Saturday, September 12, 2009

Descent into Hell

Title: Descent into Hell

Artist: Nicholas Roerich

Medium: Tempera on canvas

Size: 61 x 50 cm

Date: 1933

Location: State Museum of Oriental Art, Moscow.

The Harrowing of Hell is a doctrine in Christian theology referenced in the Apostles' Creed, which states that Jesus "descended into Hell". For example, the Catechism of the Catholic Church states: "The frequent New Testament affirmations that Jesus was "raised from the dead" presuppose that the crucified one sojourned in the realm of the dead prior to his resurrection. This was the first meaning given in the apostolic preaching to Christ's descent into hell: that Jesus, like all men, experienced death and in his soul joined the others in the realm of the dead. But he descended there as Savior, proclaiming the Good News to the spirits imprisoned there.”

Here, in the place of devils, Roerich uses deep sea angler fish, a recently discovered demonic denizen of the deep. This change adds further to the sensation hat Christ is descending into some alien world, familiar yet strange, as the color shifts between hot orange and cold blue tones. Roerich depicts Christ as he is most alone, before he has reached the souls who had passed before him and becomes their way to the Kingdom of Heaven. Christ’s descent into hell entails experiencing the fullness of alienation, sin and death, which he then absorbs, transfigures, and defeats through the Resurrection.
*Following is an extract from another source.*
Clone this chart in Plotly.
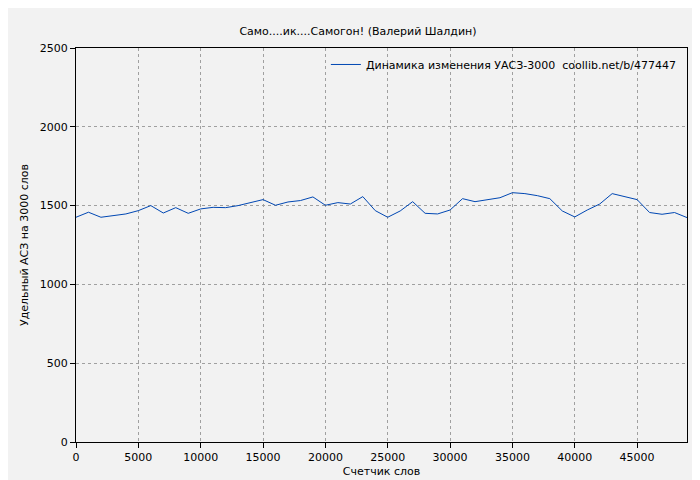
import plotly.graph_objects as go

words = list(range(0, 50000, 1000))
acs = [1426, 1458, 1426, 1437, 1447, 1468, 1500, 1453, 1487, 1451,
       1479, 1489, 1487, 1500, 1519, 1538, 1502, 1523, 1532, 1555,
       1502, 1519, 1510, 1557, 1468, 1426, 1466, 1525, 1451, 1447,
       1472, 1544, 1525, 1538, 1550, 1582, 1576, 1563, 1544, 1466,
       1428, 1472, 1510, 1576, 1557, 1538, 1456, 1445, 1456, 1424]

fig = go.Figure()
fig.add_trace(go.Scatter(
    x=words, y=acs, mode='lines',
    line=dict(color='#0047b3', width=1),
    name='Динамика изменения УАСЗ-3000  coollib.net/b/477447',
))

axis = dict(
    showgrid=True, gridcolor='#a0a0a0', griddash='dot', gridwidth=1,
    showline=True, linecolor='black', linewidth=1, mirror=True,
    ticks='outside', tickcolor='black', ticklen=5, zeroline=False,
    tickfont=dict(size=11, color='black'), tickformat='d', automargin=False,
)
fig.update_layout(
    width=700, height=480,
    paper_bgcolor='#f2f2f2', plot_bgcolor='#f2f2f2',
    font=dict(family='DejaVu Sans', size=11, color='black'),
    title=dict(text='Само....ик....Самогон! (Валерий Шалдин)', x=0.5, y=0.96,
               font=dict(size=11)),
    xaxis=dict(axis, range=[0, 49000], dtick=5000,
               title=dict(text='Счетчик слов', standoff=4, font=dict(size=11))),
    yaxis=dict(axis, range=[0, 2500], dtick=500,
               title=dict(text='Удельный АСЗ на 3000 слов', standoff=8, font=dict(size=11))),
    showlegend=True,
    legend=dict(x=0.99, y=0.995, xanchor='right', yanchor='top', bgcolor='rgba(0,0,0,0)',
                font=dict(size=11)),
    margin=dict(l=68, r=21, t=40, b=46),
)

fig.write_html('out.html')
Nicholas Roerich, (October 9, 1874 - December 13, 1947) also known as Nikolai Konstantinovich Rerikh (alternative transliteration), was a Russian painter, philosopher, scientist, writer, traveler, public figure. He created about 7000 paintings (many of them are exhibited in well-known museums of the world) and about 30 literary works. Roerich was an initiator of International Pact for protection of artistic and academic institutions and historical sites, and a founder of international movement for culture defense. Roerich earned several nominations for the Nobel Prize for his work to preserve cultural artifacts.